** Given instruction **
Extract the whole listing as it stands. Do not include the pictures.
--
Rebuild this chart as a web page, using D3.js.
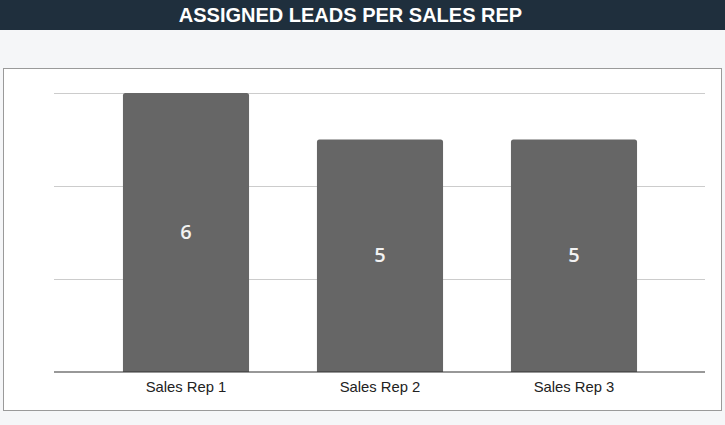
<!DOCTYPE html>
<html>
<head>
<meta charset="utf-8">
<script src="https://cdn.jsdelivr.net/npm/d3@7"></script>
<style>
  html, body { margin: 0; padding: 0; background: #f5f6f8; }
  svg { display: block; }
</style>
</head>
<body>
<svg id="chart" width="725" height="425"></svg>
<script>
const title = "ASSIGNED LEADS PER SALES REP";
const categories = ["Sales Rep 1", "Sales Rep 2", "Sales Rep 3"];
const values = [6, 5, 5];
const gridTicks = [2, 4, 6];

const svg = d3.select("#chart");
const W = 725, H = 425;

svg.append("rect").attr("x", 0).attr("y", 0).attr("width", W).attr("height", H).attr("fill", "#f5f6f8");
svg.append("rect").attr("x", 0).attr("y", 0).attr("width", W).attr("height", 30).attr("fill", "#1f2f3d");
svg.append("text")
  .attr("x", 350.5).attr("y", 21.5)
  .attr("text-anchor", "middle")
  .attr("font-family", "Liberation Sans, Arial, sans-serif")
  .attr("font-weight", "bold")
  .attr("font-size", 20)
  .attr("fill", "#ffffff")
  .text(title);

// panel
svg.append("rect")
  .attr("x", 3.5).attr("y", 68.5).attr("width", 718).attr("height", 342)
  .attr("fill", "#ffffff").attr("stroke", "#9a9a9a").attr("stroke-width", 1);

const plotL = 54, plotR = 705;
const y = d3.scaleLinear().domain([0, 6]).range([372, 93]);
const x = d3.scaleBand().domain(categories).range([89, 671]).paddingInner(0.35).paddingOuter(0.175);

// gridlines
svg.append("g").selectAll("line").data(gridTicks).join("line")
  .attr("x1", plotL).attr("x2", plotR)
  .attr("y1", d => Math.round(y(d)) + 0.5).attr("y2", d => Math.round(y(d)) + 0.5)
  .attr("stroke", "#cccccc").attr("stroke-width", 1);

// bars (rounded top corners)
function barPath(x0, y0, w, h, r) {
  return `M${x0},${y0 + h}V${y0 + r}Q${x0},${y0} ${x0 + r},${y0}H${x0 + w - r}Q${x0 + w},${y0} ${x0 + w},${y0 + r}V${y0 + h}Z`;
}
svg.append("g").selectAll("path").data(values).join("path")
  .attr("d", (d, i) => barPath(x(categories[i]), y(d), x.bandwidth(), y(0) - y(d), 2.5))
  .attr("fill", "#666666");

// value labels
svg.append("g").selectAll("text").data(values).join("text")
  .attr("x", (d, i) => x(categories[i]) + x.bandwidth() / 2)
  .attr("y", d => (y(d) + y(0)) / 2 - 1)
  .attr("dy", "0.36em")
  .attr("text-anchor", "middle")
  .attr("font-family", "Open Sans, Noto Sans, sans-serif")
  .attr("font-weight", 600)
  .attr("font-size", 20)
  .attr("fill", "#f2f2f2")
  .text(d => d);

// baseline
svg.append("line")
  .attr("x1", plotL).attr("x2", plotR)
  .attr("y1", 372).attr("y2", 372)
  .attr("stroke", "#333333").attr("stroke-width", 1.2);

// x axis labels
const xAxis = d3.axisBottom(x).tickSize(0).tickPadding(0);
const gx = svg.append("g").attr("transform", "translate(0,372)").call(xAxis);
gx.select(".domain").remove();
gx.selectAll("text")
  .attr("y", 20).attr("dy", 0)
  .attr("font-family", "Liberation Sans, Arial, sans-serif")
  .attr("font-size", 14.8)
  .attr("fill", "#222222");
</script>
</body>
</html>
--
** Written answer **
Rebuild this chart as a web page, using D3.js.
<!DOCTYPE html>
<html>
<head>
<meta charset="utf-8">
<script src="https://cdn.jsdelivr.net/npm/d3@7"></script>
<style>
  html, body { margin: 0; padding: 0; background: #f5f6f8; }
  svg { display: block; }
</style>
</head>
<body>
<svg id="chart" width="725" height="425"></svg>
<script>
const title = "ASSIGNED LEADS PER SALES REP";
const categories = ["Sales Rep 1", "Sales Rep 2", "Sales Rep 3"];
const values = [6, 5, 5];
const gridTicks = [2, 4, 6];

const svg = d3.select("#chart");
const W = 725, H = 425;

svg.append("rect").attr("x", 0).attr("y", 0).attr("width", W).attr("height", H).attr("fill", "#f5f6f8");
svg.append("rect").attr("x", 0).attr("y", 0).attr("width", W).attr("height", 30).attr("fill", "#1f2f3d");
svg.append("text")
  .attr("x", 350.5).attr("y", 21.5)
  .attr("text-anchor", "middle")
  .attr("font-family", "Liberation Sans, Arial, sans-serif")
  .attr("font-weight", "bold")
  .attr("font-size", 20)
  .attr("fill", "#ffffff")
  .text(title);

// panel
svg.append("rect")
  .attr("x", 3.5).attr("y", 68.5).attr("width", 718).attr("height", 342)
  .attr("fill", "#ffffff").attr("stroke", "#9a9a9a").attr("stroke-width", 1);

const plotL = 54, plotR = 705;
const y = d3.scaleLinear().domain([0, 6]).range([372, 93]);
const x = d3.scaleBand().domain(categories).range([89, 671]).paddingInner(0.35).paddingOuter(0.175);

// gridlines
svg.append("g").selectAll("line").data(gridTicks).join("line")
  .attr("x1", plotL).attr("x2", plotR)
  .attr("y1", d => Math.round(y(d)) + 0.5).attr("y2", d => Math.round(y(d)) + 0.5)
  .attr("stroke", "#cccccc").attr("stroke-width", 1);

// bars (rounded top corners)
function barPath(x0, y0, w, h, r) {
  return `M${x0},${y0 + h}V${y0 + r}Q${x0},${y0} ${x0 + r},${y0}H${x0 + w - r}Q${x0 + w},${y0} ${x0 + w},${y0 + r}V${y0 + h}Z`;
}
svg.append("g").selectAll("path").data(values).join("path")
  .attr("d", (d, i) => barPath(x(categories[i]), y(d), x.bandwidth(), y(0) - y(d), 2.5))
  .attr("fill", "#666666");

// value labels
svg.append("g").selectAll("text").data(values).join("text")
  .attr("x", (d, i) => x(categories[i]) + x.bandwidth() / 2)
  .attr("y", d => (y(d) + y(0)) / 2 - 1)
  .attr("dy", "0.36em")
  .attr("text-anchor", "middle")
  .attr("font-family", "Open Sans, Noto Sans, sans-serif")
  .attr("font-weight", 600)
  .attr("font-size", 20)
  .attr("fill", "#f2f2f2")
  .text(d => d);

// baseline
svg.append("line")
  .attr("x1", plotL).attr("x2", plotR)
  .attr("y1", 372).attr("y2", 372)
  .attr("stroke", "#333333").attr("stroke-width", 1.2);

// x axis labels
const xAxis = d3.axisBottom(x).tickSize(0).tickPadding(0);
const gx = svg.append("g").attr("transform", "translate(0,372)").call(xAxis);
gx.select(".domain").remove();
gx.selectAll("text")
  .attr("y", 20).attr("dy", 0)
  .attr("font-family", "Liberation Sans, Arial, sans-serif")
  .attr("font-size", 14.8)
  .attr("fill", "#222222");
</script>
</body>
</html>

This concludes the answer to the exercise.